* Begin Data block *

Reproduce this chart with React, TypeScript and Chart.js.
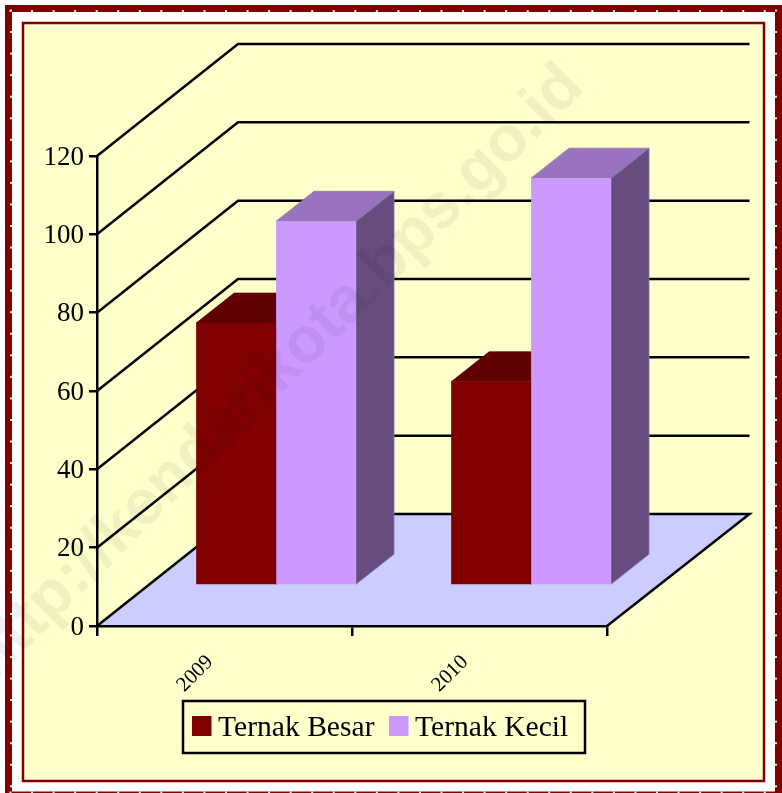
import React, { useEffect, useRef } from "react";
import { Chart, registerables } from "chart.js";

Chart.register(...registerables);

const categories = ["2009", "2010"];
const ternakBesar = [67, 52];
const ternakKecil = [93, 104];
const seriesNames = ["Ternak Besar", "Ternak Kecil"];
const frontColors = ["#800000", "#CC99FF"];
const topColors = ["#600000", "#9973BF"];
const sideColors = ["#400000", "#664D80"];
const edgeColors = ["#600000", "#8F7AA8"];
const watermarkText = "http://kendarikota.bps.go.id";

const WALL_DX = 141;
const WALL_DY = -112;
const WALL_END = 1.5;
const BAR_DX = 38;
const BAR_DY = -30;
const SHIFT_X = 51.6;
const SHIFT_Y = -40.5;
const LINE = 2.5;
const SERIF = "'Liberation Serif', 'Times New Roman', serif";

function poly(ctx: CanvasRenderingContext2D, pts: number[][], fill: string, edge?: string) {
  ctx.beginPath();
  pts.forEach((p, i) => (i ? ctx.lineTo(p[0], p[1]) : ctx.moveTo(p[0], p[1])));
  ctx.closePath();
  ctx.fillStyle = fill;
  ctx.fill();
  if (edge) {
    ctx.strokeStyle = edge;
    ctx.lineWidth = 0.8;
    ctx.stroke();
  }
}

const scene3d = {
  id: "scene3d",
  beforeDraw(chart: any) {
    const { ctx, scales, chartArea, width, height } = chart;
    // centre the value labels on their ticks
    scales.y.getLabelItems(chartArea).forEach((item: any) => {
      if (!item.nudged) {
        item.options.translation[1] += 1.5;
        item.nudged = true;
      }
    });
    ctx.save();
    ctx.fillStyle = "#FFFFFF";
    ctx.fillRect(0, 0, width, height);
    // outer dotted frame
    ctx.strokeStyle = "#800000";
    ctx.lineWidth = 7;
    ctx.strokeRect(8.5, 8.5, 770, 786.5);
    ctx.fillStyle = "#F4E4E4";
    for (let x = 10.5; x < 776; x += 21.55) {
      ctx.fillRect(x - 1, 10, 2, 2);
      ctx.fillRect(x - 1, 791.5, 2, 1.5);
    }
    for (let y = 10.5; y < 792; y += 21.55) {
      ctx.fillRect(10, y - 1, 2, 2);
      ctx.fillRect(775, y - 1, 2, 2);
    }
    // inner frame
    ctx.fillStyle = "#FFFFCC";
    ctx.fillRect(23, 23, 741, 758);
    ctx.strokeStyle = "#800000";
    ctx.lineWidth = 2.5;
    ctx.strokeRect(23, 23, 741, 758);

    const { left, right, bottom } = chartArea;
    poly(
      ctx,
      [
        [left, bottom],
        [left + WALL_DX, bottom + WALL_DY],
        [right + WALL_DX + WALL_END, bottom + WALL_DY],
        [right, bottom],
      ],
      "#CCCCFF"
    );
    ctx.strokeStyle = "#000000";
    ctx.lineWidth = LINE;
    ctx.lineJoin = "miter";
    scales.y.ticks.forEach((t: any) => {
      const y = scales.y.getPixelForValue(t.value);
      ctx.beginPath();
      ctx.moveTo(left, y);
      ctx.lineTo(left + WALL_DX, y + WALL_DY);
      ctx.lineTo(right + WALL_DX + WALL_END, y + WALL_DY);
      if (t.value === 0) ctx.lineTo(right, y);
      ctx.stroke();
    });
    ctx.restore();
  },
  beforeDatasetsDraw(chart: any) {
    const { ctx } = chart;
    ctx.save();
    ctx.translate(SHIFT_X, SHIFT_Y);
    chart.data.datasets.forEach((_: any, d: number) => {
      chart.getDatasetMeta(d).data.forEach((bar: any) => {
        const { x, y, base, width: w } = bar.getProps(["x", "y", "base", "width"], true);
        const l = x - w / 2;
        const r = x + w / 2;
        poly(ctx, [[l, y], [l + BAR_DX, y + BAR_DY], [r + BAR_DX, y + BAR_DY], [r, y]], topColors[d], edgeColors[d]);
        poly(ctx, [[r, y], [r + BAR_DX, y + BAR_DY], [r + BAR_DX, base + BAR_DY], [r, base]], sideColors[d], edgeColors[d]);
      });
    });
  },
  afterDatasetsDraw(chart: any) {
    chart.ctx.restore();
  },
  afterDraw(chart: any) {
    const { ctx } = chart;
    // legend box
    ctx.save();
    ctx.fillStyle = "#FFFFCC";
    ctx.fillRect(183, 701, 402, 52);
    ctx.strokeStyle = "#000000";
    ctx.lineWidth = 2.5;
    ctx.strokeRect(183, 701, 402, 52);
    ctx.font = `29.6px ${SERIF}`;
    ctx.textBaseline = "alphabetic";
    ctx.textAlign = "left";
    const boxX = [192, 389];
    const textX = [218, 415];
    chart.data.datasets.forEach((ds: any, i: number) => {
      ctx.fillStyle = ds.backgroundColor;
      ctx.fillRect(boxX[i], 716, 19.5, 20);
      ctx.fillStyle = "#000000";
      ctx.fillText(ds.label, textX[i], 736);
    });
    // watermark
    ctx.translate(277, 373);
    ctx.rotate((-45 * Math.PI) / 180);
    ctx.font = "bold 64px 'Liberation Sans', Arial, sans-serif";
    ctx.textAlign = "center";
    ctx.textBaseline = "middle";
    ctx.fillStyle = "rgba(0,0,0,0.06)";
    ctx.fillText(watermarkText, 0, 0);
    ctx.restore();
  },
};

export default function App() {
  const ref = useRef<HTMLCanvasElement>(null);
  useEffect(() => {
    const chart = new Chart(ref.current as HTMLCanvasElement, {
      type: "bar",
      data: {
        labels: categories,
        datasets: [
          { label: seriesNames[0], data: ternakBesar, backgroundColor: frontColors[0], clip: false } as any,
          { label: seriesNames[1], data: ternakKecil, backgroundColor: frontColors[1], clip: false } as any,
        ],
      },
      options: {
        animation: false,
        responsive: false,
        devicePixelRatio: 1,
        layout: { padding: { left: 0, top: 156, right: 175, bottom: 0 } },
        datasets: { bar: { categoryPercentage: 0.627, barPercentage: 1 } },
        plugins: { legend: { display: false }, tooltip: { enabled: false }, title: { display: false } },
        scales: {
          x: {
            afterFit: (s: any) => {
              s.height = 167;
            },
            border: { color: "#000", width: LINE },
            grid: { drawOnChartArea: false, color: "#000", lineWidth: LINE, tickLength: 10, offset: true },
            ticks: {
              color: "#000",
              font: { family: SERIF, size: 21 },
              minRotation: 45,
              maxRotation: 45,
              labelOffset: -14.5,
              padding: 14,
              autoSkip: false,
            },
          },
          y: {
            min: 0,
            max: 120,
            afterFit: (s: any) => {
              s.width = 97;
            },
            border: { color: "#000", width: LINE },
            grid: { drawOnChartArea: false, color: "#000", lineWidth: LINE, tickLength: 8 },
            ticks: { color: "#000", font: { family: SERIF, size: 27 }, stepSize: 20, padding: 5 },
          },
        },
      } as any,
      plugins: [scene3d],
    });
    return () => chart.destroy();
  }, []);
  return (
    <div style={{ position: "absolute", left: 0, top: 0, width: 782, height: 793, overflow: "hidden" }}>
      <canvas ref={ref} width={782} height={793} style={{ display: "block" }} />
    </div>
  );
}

* End Data block *

• **Exercise description**
Skip the pictures and restate exactly the lines from the beginning of the listing to the line with "Serif', 'Times New", that line included.

• **Answer to the exercise**
Reproduce this chart with React, TypeScript and Chart.js.
import React, { useEffect, useRef } from "react";
import { Chart, registerables } from "chart.js";

Chart.register(...registerables);

const categories = ["2009", "2010"];
const ternakBesar = [67, 52];
const ternakKecil = [93, 104];
const seriesNames = ["Ternak Besar", "Ternak Kecil"];
const frontColors = ["#800000", "#CC99FF"];
const topColors = ["#600000", "#9973BF"];
const sideColors = ["#400000", "#664D80"];
const edgeColors = ["#600000", "#8F7AA8"];
const watermarkText = "http://kendarikota.bps.go.id";

const WALL_DX = 141;
const WALL_DY = -112;
const WALL_END = 1.5;
const BAR_DX = 38;
const BAR_DY = -30;
const SHIFT_X = 51.6;
const SHIFT_Y = -40.5;
const LINE = 2.5;
const SERIF = "'Liberation Serif', 'Times New Roman', serif";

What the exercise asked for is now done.